President Obama is planning to "scale up" the number of Syrian refugees admitted into the U.S. and is informing his administration to make preparations to allow in at least 10,000 displaced Syrians over the next fiscal year that begins Oct. 1.
The announcement came Thursday from White House spokesperson Josh Earnest during the daily press briefing. Earnest said the U.S. is on track to allow 1,500 Syrians by the end of current the fiscal year.
"The president has directed his team to scale up that number next year. And he's informed his team that he would like to accept – at least make preparations to accept at least 10,000 Syrian refugees next fiscal year."
Earnest acknowledged many of the refugees have been driven from their homes because of violence in Syria and the scale of the problem is significant. But Earnest added it's not feasible for millions of displaced Syrians to come to the United States.
"But what we can do is make sure that we are doing everything we can to try to provide for their basic needs. And that's why the United States has continued to be the largest donor of humanitarian assistance.
"We've offered that assistance to organizations that are serving the needs of Syrians inside of Syria who have been displaced. We're also providing financial assistance to organizations that are — that have set up refugee camps in places like Turkey and Lebanon and in Jordan."
The New York Times reports President Obama had come under increased pressure to show that the U.S. is joining European counterparts in efforts to help resettle refugees.
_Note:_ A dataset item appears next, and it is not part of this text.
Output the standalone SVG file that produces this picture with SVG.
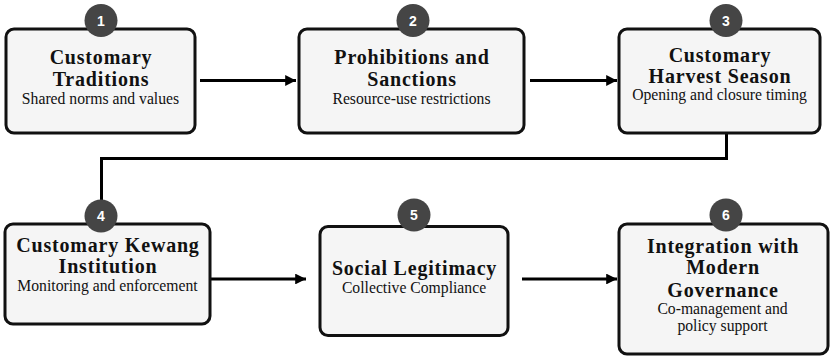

"Germany has talked about taking upward of 800,000, so by comparison the American effort would be relatively small. The State Department said yesterday that it usually takes 18 to 24 months for the Department of Homeland Security to determine if a refugee is eligible to be resettled here, after conducting checks of possible criminal or terrorist backgrounds. Since the beginning of the conflict in Syria more than four years ago the United States has taken only 1,300 refugees."
Earnest said the solution for the United States is to meet the most pressing need for the refugees, which includes providing basic medical care, shelter, food and water. But he also hinted that American assistance can only do so much.
"Ultimately, the situation will not be resolved until we can resolve the political crisis inside of Syria right now. That's what is fomenting the violence, that instability is ultimately the responsibility of President Assad."